COLLECTED DATA
------------------------------------------------

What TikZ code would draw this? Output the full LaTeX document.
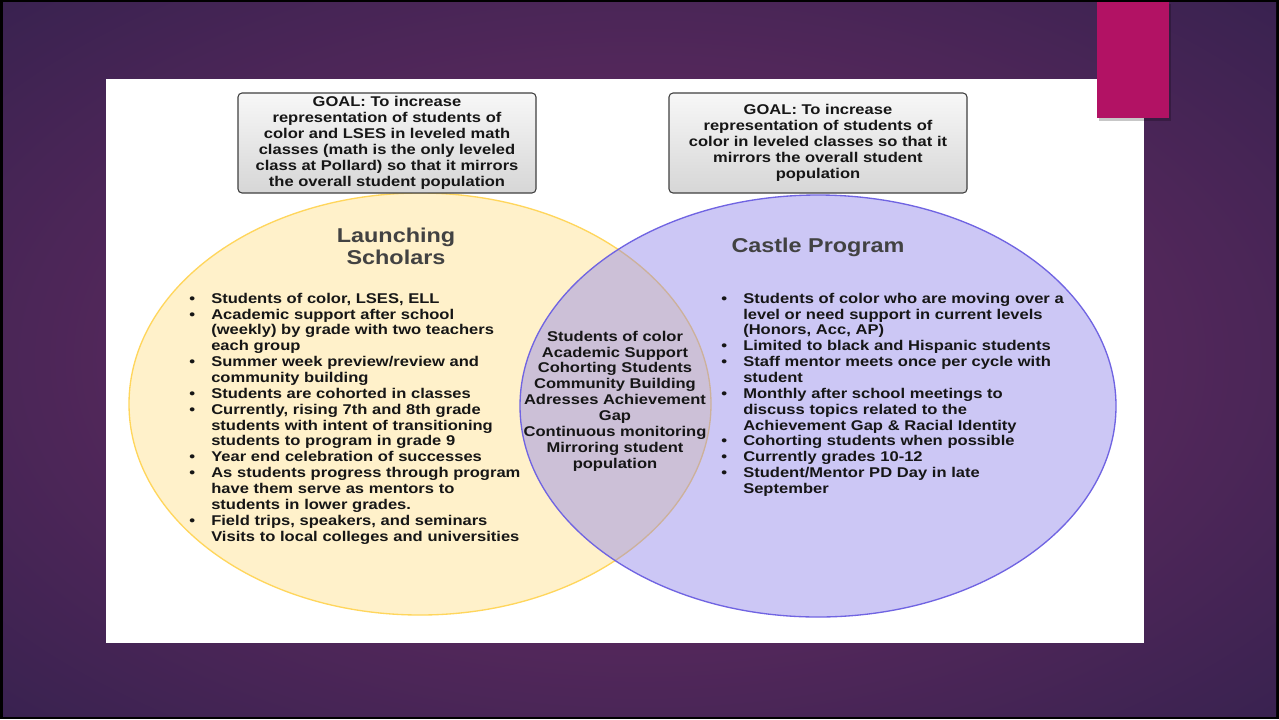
\documentclass[tikz,border=0pt]{standalone}
\usepackage{fontspec}
\setmainfont{Liberation Sans}[FakeStretch=1.17]
\usepackage{enumitem}
\usetikzlibrary{positioning,calc}
\definecolor{SlideDeep}{RGB}{33,29,70}
\definecolor{SlidePlum}{RGB}{96,42,96}
\definecolor{TabMagenta}{RGB}{178,18,100}
\definecolor{SunFill}{RGB}{255,241,202}
\definecolor{SunLine}{RGB}{255,214,92}
\definecolor{LilacFill}{RGB}{144,133,233}
\definecolor{LilacLine}{RGB}{112,100,226}
\definecolor{TitleGray}{RGB}{66,66,66}
\definecolor{InkBlack}{RGB}{22,22,22}
\pgfdeclareradialshading{slideglow}{\pgfpoint{0bp}{0bp}}{%
  color(0bp)=(SlidePlum); color(12bp)=(SlidePlum);
  color(50bp)=(SlideDeep); color(100bp)=(SlideDeep)}
\setlist[itemize]{label=\textbullet,leftmargin=0pt,labelsep=12pt,
  itemsep=0pt,parsep=0pt,topsep=0pt,partopsep=0pt}
\newcommand{\bodyfont}{\bfseries\fontsize{10.6}{11.9}\selectfont}
\tikzset{
  goal/.style={draw=black!75,line width=.8pt,rounded corners=3pt,
    top color=gray!6,bottom color=gray!32,minimum width=223.5pt,
    minimum height=75pt,inner sep=0pt,align=center,font=\bodyfont,text=InkBlack},
  setA/.style={fill=SunFill,draw=SunLine,line width=1pt},
  setB/.style={fill=LilacFill,fill opacity=.45,draw=LilacLine,draw opacity=1,line width=1pt},
  heading/.style={font=\bfseries\fontsize{15}{16.5}\selectfont,text=TitleGray,align=center},
  facts/.style={anchor=north west,inner sep=0pt,align=left,font=\bodyfont,text=InkBlack},
}

\begin{document}
\begin{tikzpicture}[x=0.75pt,y=-0.75pt]
\useasboundingbox (0,0) rectangle (1279,719);
% slide backdrop
\fill[black] (0,0) rectangle (1279,719);
\shade[shading=slideglow] (3,2) rectangle (1276,716);
\fill[white] (106,79) rectangle (1144,643);
\fill[black,opacity=.22] (1099,4) rectangle (1171,121);
\fill[TabMagenta] (1097,2) rectangle (1169,118);

% the two programs
\coordinate (launch) at (420,404);
\coordinate (castle) at (818,406);
\draw[setA] (launch) ellipse [x radius=291,y radius=211];
\draw[setB] (castle) ellipse [x radius=298,y radius=211];

\node[goal] (goalL) at (387,143) {GOAL: To increase\\representation of students of\\color and LSES in leveled math\\classes (math is the only leveled\\class at Pollard) so that it mirrors\\the overall student population};
\node[goal] (goalR) at (818,143) {GOAL: To increase\\representation of students of\\color in leveled classes so that it\\mirrors the overall student\\population};

\node[heading] (titleL) at (396,246) {Launching\\Scholars};
\node[heading] (titleR) at (818,247) {Castle Program};

\node[facts,text width=250pt] (listL) at (211,287) {%
\begin{itemize}
\item Students of color, LSES, ELL
\item Academic support after school\newline (weekly) by grade with two teachers\newline each group
\item Summer week preview/review and\newline community building
\item Students are cohorted in classes
\item Currently, rising 7th and 8th grade\newline students with intent of transitioning\newline students to program in grade 9
\item Year end celebration of successes
\item As students progress through program\newline have them serve as mentors to\newline students in lower grades.
\item Field trips, speakers, and seminars\newline Visits to local colleges and universities
\end{itemize}};

\node[font=\bodyfont,text=InkBlack,align=center] (shared) at (615,401) {Students of color\\Academic Support\\Cohorting Students\\Community Building\\Adresses Achievement\\Gap\\Continuous monitoring\\Mirroring student\\population};

\node[facts,text width=260pt] (listR) at (743,287) {%
\begin{itemize}
\item Students of color who are moving over a\newline level or need support in current levels\newline (Honors, Acc, AP)
\item Limited to black and Hispanic students
\item Staff mentor meets once per cycle with\newline student
\item Monthly after school meetings to\newline discuss topics related to the\newline Achievement Gap \& Racial Identity
\item Cohorting students when possible
\item Currently grades 10-12
\item Student/Mentor PD Day in late\newline September
\end{itemize}};
\end{tikzpicture}
\end{document}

------------------------------------------------

YOUR INSTRUCTIONS
Restate the data above exactly, stripping out each image.

OUTPUT
What TikZ code would draw this? Output the full LaTeX document.
\documentclass[tikz,border=0pt]{standalone}
\usepackage{fontspec}
\setmainfont{Liberation Sans}[FakeStretch=1.17]
\usepackage{enumitem}
\usetikzlibrary{positioning,calc}
\definecolor{SlideDeep}{RGB}{33,29,70}
\definecolor{SlidePlum}{RGB}{96,42,96}
\definecolor{TabMagenta}{RGB}{178,18,100}
\definecolor{SunFill}{RGB}{255,241,202}
\definecolor{SunLine}{RGB}{255,214,92}
\definecolor{LilacFill}{RGB}{144,133,233}
\definecolor{LilacLine}{RGB}{112,100,226}
\definecolor{TitleGray}{RGB}{66,66,66}
\definecolor{InkBlack}{RGB}{22,22,22}
\pgfdeclareradialshading{slideglow}{\pgfpoint{0bp}{0bp}}{%
  color(0bp)=(SlidePlum); color(12bp)=(SlidePlum);
  color(50bp)=(SlideDeep); color(100bp)=(SlideDeep)}
\setlist[itemize]{label=\textbullet,leftmargin=0pt,labelsep=12pt,
  itemsep=0pt,parsep=0pt,topsep=0pt,partopsep=0pt}
\newcommand{\bodyfont}{\bfseries\fontsize{10.6}{11.9}\selectfont}
\tikzset{
  goal/.style={draw=black!75,line width=.8pt,rounded corners=3pt,
    top color=gray!6,bottom color=gray!32,minimum width=223.5pt,
    minimum height=75pt,inner sep=0pt,align=center,font=\bodyfont,text=InkBlack},
  setA/.style={fill=SunFill,draw=SunLine,line width=1pt},
  setB/.style={fill=LilacFill,fill opacity=.45,draw=LilacLine,draw opacity=1,line width=1pt},
  heading/.style={font=\bfseries\fontsize{15}{16.5}\selectfont,text=TitleGray,align=center},
  facts/.style={anchor=north west,inner sep=0pt,align=left,font=\bodyfont,text=InkBlack},
}

\begin{document}
\begin{tikzpicture}[x=0.75pt,y=-0.75pt]
\useasboundingbox (0,0) rectangle (1279,719);
% slide backdrop
\fill[black] (0,0) rectangle (1279,719);
\shade[shading=slideglow] (3,2) rectangle (1276,716);
\fill[white] (106,79) rectangle (1144,643);
\fill[black,opacity=.22] (1099,4) rectangle (1171,121);
\fill[TabMagenta] (1097,2) rectangle (1169,118);

% the two programs
\coordinate (launch) at (420,404);
\coordinate (castle) at (818,406);
\draw[setA] (launch) ellipse [x radius=291,y radius=211];
\draw[setB] (castle) ellipse [x radius=298,y radius=211];

\node[goal] (goalL) at (387,143) {GOAL: To increase\\representation of students of\\color and LSES in leveled math\\classes (math is the only leveled\\class at Pollard) so that it mirrors\\the overall student population};
\node[goal] (goalR) at (818,143) {GOAL: To increase\\representation of students of\\color in leveled classes so that it\\mirrors the overall student\\population};

\node[heading] (titleL) at (396,246) {Launching\\Scholars};
\node[heading] (titleR) at (818,247) {Castle Program};

\node[facts,text width=250pt] (listL) at (211,287) {%
\begin{itemize}
\item Students of color, LSES, ELL
\item Academic support after school\newline (weekly) by grade with two teachers\newline each group
\item Summer week preview/review and\newline community building
\item Students are cohorted in classes
\item Currently, rising 7th and 8th grade\newline students with intent of transitioning\newline students to program in grade 9
\item Year end celebration of successes
\item As students progress through program\newline have them serve as mentors to\newline students in lower grades.
\item Field trips, speakers, and seminars\newline Visits to local colleges and universities
\end{itemize}};

\node[font=\bodyfont,text=InkBlack,align=center] (shared) at (615,401) {Students of color\\Academic Support\\Cohorting Students\\Community Building\\Adresses Achievement\\Gap\\Continuous monitoring\\Mirroring student\\population};

\node[facts,text width=260pt] (listR) at (743,287) {%
\begin{itemize}
\item Students of color who are moving over a\newline level or need support in current levels\newline (Honors, Acc, AP)
\item Limited to black and Hispanic students
\item Staff mentor meets once per cycle with\newline student
\item Monthly after school meetings to\newline discuss topics related to the\newline Achievement Gap \& Racial Identity
\item Cohorting students when possible
\item Currently grades 10-12
\item Student/Mentor PD Day in late\newline September
\end{itemize}};
\end{tikzpicture}
\end{document}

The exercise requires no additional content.